We give improved lower bounds for binary $3$-query locally correctable codes (3-LCCs) $C \colon \{0,1\}^k \rightarrow \{0,1\}^n$. Specifically, we prove: (1) If $C$ is a linear design 3-LCC, then $n \geq 2^{(1 - o(1))\sqrt{k} }$. A design 3-LCC has the additional property that the correcting sets for every codeword bit form a perfect matching and every pair of codeword bits is queried an equal number of times across all matchings. Our bound is tight up to a factor $\sqrt{8}$ in the exponent of $2$, as the best construction of binary $3$-LCCs (obtained by taking Reed-Muller codes on $\mathbb{F}_4$ and applying a natural projection map) is a design $3$-LCC with $n \leq 2^{\sqrt{8 k}}$. Up to a $\sqrt{8}$ factor, this resolves the Hamada conjecture on the maximum $\mathbb{F}_2$-codimension of a $4$-design. (2) If $C$ is a smooth, non-linear $3$-LCC with near-perfect completeness, then, $n \geq k^{\Omega(\log k)}$. (3) If $C$ is a smooth, non-linear $3$-LCC with completeness $1 - \varepsilon$, then $n \geq \tilde{\Omega}(k^{\frac{1}{2\varepsilon}})$. In particular, when $\varepsilon$ is a small constant, this implies a lower bound for general non-linear LCCs that beats the prior best $n \geq \tilde{\Omega}(k^3)$ lower bound of [AGKM23] by a polynomial factor. Our design LCC lower bound is obtained via a fine-grained analysis of the Kikuchi matrix method applied to a variant of the matrix used in [KM23]. Our lower bounds for non-linear codes are obtained by designing a from-scratch reduction from nonlinear $3$-LCCs to a system of "chain polynomial equations": polynomial equations with similar structure to the long chain derivations that arise in the lower bounds for linear $3$-LCCs [KM23].

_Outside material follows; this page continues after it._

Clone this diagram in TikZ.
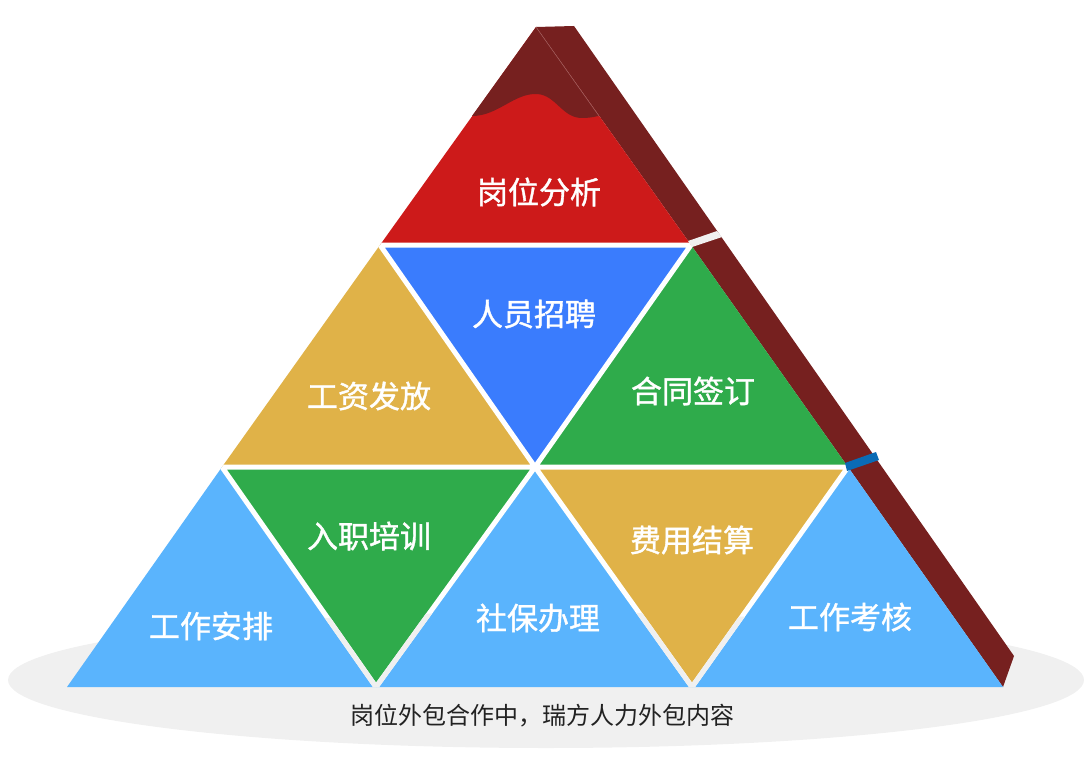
\documentclass[tikz,border=0pt]{standalone}
\usepackage{fontspec}
\newfontfamily\cjk{Noto Sans CJK SC}
\newfontfamily\cjkbold[FakeBold=1.2]{Noto Sans CJK SC}
\definecolor{tred}{HTML}{CD1A1A}
\definecolor{capred}{HTML}{76201F}
\definecolor{tblue}{HTML}{3A7CFD}
\definecolor{tyellow}{HTML}{E0B248}
\definecolor{tgreen}{HTML}{2FAB4B}
\definecolor{tsky}{HTML}{5AB4FD}
\definecolor{groundgray}{HTML}{F0F0F0}
\definecolor{notchblue}{HTML}{0A6BB5}
\definecolor{captiongray}{HTML}{222222}
\begin{document}
\begin{tikzpicture}[x=1pt,y=-1pt,
  gapline/.style={line width=5pt,line cap=round},
  label/.style={font={\cjkbold\fontsize{31}{31}\selectfont},text=white,inner sep=0pt,anchor=center},
  caption/.style={font={\cjk\fontsize{24}{24}\selectfont},text=captiongray,inner sep=0pt,anchor=center}]
\useasboundingbox (0,0) rectangle (1092,757);

% grid points of the pyramid
\coordinate (A)  at (536,27);
\coordinate (L1) at (380,245);
\coordinate (R1) at (691,245);
\coordinate (L2) at (222,467);
\coordinate (M2) at (535,467);
\coordinate (R2) at (848,467);
\coordinate (B0) at (67,687);
\coordinate (B1) at (376,687);
\coordinate (B2) at (692,687);
\coordinate (B3) at (1003,687);
% right side band
\coordinate (S0) at (574,26);
\coordinate (S1) at (1014,656);

% ground shadow
\fill[groundgray] (546,680) ellipse [x radius=538,y radius=68];

% side band
\fill[capred] (A) -- (S0) -- (S1) -- (B3) -- (R2) -- (R1) -- cycle;

% tiles
\fill[tred]    (A) -- (L1) -- (R1) -- cycle;
\fill[tyellow] (L1) -- (L2) -- (M2) -- cycle;
\fill[tblue]   (L1) -- (R1) -- (M2) -- cycle;
\fill[tgreen]  (R1) -- (M2) -- (R2) -- cycle;
\fill[tsky]    (L2) -- (B0) -- (B1) -- cycle;
\fill[tgreen]  (L2) -- (M2) -- (B1) -- cycle;
\fill[tsky]    (M2) -- (B1) -- (B2) -- cycle;
\fill[tyellow] (M2) -- (R2) -- (B2) -- cycle;
\fill[tsky]    (R2) -- (B2) -- (B3) -- cycle;

% dark cap with wavy edge
\fill[capred] (472,116) .. controls (498,116) and (514,93) .. (537,94)
  .. controls (556,95) and (562,118) .. (582,118)
  .. controls (592,118) and (597,116) .. (599,116) -- (A) -- cycle;
\draw[capred!70!white,line width=0.5pt] (A) -- (599,116);

% gaps between tiles
\begin{scope}
  \clip (A) -- (L1) -- (L2) -- (B0) -- (B3) -- (R2) -- (R1) -- cycle;
  \draw[gapline,white] (L1) -- (R1) (L2) -- (R2)
    (L1) -- (M2) -- (B2) (R1) -- (M2) -- (B1) (L2) -- (B1) (R2) -- (B2);
  \clip (546,680) ellipse [x radius=538,y radius=68];
  \draw[gapline,groundgray] (L1) -- (R1) (L2) -- (R2)
    (L1) -- (M2) -- (B2) (R1) -- (M2) -- (B1) (L2) -- (B1) (R2) -- (B2);
\end{scope}

% notches across the side band
\fill[groundgray] (688,241) -- (717,231) -- (722,237) -- (692,247) -- cycle;
\fill[notchblue] (845,463) -- (876,452) -- (879,460) -- (847,471) -- cycle;

% labels
\node[label] (t1) at (539,192) {岗位分析};
\node[label] (t2) at (534,314) {人员招聘};
\node[label] (t3) at (369,396) {工资发放};
\node[label] (t4) at (693,391) {合同签订};
\node[label] (t5) at (369,536) {入职培训};
\node[label] (t6) at (692,540) {费用结算};
\node[label] (t7) at (211,626) {工作安排};
\node[label] (t8) at (538,618) {社保办理};
\node[label] (t9) at (850,617) {工作考核};
\node[caption] (cap) at (542,716) {岗位外包合作中，瑞方人力外包内容};
\end{tikzpicture}
\end{document}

翻译：我们改进了二进制3-查询局部可纠错码（3-LCCs）$C \colon \{0,1\}^k \rightarrow \{0,1\}^n$ 的下界。具体而言，我们证明：(1) 若 $C$ 是线性设计3-LCC，则 $n \geq 2^{(1 - o(1))\sqrt{k}}$。设计3-LCC具有附加性质：每个码字比特的纠错集构成完美匹配，且所有匹配中任意两个码字比特的被查询次数相等。该下界在2的指数上紧至因子$\sqrt{8}$，因为最优二进制3-LCC构造（通过对$\mathbb{F}_4$上的Reed-Muller码施加自然投影映射得到）是满足$n \leq 2^{\sqrt{8 k}}$的设计3-LCC。除去$\sqrt{8}$因子，这解决了关于4-设计最大$\mathbb{F}_2$-余维数的Hamada猜想。(2) 若 $C$ 是光滑非线性3-LCC且具有近完美完备性，则 $n \geq k^{\Omega(\log k)}$。(3) 若 $C$ 是光滑非线性3-LCC且完备性为$1 - \varepsilon$，则 $n \geq \tilde{\Omega}(k^{\frac{1}{2\varepsilon}})$。特别地，当$\varepsilon$为小常数时，该下界将一般非线性LCC的下界多项式地优于先前的最佳结果 $n \geq \tilde{\Omega}(k^3)$（[AGKM23]）。我们的设计LCC下界通过对[KM23]中矩阵变体应用Kikuchi矩阵方法的精细分析获得。非线性码的下界则通过设计从非线性3-LCC到"链多项式方程组"的全新归约获得：该方程组的结构与线性3-LCC下界[KM23]中出现的长链推导类似。